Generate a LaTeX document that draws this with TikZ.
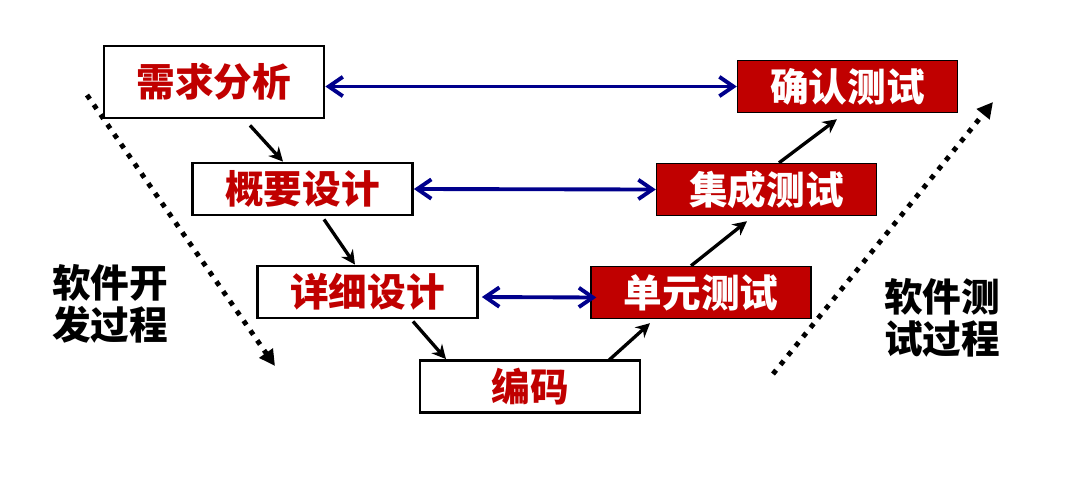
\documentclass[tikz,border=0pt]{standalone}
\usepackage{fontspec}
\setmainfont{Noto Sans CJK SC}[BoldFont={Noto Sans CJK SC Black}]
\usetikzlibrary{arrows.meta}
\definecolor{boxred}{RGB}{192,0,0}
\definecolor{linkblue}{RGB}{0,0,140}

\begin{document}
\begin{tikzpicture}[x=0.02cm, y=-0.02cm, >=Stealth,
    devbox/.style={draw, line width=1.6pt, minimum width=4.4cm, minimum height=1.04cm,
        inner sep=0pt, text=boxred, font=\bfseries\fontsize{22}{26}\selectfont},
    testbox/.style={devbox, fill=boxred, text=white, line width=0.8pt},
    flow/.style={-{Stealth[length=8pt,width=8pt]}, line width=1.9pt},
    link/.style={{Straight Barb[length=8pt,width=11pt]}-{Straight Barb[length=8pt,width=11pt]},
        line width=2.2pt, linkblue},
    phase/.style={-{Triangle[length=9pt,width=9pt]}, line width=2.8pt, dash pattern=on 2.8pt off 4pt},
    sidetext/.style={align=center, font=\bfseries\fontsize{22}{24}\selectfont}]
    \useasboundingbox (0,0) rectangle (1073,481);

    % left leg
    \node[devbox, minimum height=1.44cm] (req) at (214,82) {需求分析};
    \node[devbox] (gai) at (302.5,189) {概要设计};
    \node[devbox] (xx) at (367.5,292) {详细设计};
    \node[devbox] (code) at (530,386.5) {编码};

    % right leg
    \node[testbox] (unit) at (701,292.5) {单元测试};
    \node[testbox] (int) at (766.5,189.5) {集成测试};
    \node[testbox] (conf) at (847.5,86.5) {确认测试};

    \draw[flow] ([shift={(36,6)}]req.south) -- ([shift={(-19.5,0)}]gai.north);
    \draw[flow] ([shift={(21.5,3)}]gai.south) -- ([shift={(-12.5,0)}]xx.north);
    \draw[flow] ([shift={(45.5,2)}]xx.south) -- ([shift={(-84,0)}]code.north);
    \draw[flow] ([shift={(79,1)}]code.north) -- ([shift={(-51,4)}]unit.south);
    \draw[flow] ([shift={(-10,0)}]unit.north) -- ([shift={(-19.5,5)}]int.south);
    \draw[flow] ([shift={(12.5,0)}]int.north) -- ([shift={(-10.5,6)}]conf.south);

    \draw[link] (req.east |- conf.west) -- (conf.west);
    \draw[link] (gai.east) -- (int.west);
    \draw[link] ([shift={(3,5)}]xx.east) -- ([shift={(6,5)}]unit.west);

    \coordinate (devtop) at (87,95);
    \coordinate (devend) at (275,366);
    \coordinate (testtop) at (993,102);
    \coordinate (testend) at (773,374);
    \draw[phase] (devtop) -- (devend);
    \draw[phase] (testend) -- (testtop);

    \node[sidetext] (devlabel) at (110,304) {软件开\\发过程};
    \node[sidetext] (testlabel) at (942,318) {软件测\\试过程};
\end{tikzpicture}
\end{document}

=-=-=-=-=

> **BRIEF**
Repeat verbatim all the material, but not the pictures.

> **SOLUTION TO THIS PROBLEM**
Generate a LaTeX document that draws this with TikZ.
\documentclass[tikz,border=0pt]{standalone}
\usepackage{fontspec}
\setmainfont{Noto Sans CJK SC}[BoldFont={Noto Sans CJK SC Black}]
\usetikzlibrary{arrows.meta}
\definecolor{boxred}{RGB}{192,0,0}
\definecolor{linkblue}{RGB}{0,0,140}

\begin{document}
\begin{tikzpicture}[x=0.02cm, y=-0.02cm, >=Stealth,
    devbox/.style={draw, line width=1.6pt, minimum width=4.4cm, minimum height=1.04cm,
        inner sep=0pt, text=boxred, font=\bfseries\fontsize{22}{26}\selectfont},
    testbox/.style={devbox, fill=boxred, text=white, line width=0.8pt},
    flow/.style={-{Stealth[length=8pt,width=8pt]}, line width=1.9pt},
    link/.style={{Straight Barb[length=8pt,width=11pt]}-{Straight Barb[length=8pt,width=11pt]},
        line width=2.2pt, linkblue},
    phase/.style={-{Triangle[length=9pt,width=9pt]}, line width=2.8pt, dash pattern=on 2.8pt off 4pt},
    sidetext/.style={align=center, font=\bfseries\fontsize{22}{24}\selectfont}]
    \useasboundingbox (0,0) rectangle (1073,481);

    % left leg
    \node[devbox, minimum height=1.44cm] (req) at (214,82) {需求分析};
    \node[devbox] (gai) at (302.5,189) {概要设计};
    \node[devbox] (xx) at (367.5,292) {详细设计};
    \node[devbox] (code) at (530,386.5) {编码};

    % right leg
    \node[testbox] (unit) at (701,292.5) {单元测试};
    \node[testbox] (int) at (766.5,189.5) {集成测试};
    \node[testbox] (conf) at (847.5,86.5) {确认测试};

    \draw[flow] ([shift={(36,6)}]req.south) -- ([shift={(-19.5,0)}]gai.north);
    \draw[flow] ([shift={(21.5,3)}]gai.south) -- ([shift={(-12.5,0)}]xx.north);
    \draw[flow] ([shift={(45.5,2)}]xx.south) -- ([shift={(-84,0)}]code.north);
    \draw[flow] ([shift={(79,1)}]code.north) -- ([shift={(-51,4)}]unit.south);
    \draw[flow] ([shift={(-10,0)}]unit.north) -- ([shift={(-19.5,5)}]int.south);
    \draw[flow] ([shift={(12.5,0)}]int.north) -- ([shift={(-10.5,6)}]conf.south);

    \draw[link] (req.east |- conf.west) -- (conf.west);
    \draw[link] (gai.east) -- (int.west);
    \draw[link] ([shift={(3,5)}]xx.east) -- ([shift={(6,5)}]unit.west);

    \coordinate (devtop) at (87,95);
    \coordinate (devend) at (275,366);
    \coordinate (testtop) at (993,102);
    \coordinate (testend) at (773,374);
    \draw[phase] (devtop) -- (devend);
    \draw[phase] (testend) -- (testtop);

    \node[sidetext] (devlabel) at (110,304) {软件开\\发过程};
    \node[sidetext] (testlabel) at (942,318) {软件测\\试过程};
\end{tikzpicture}
\end{document}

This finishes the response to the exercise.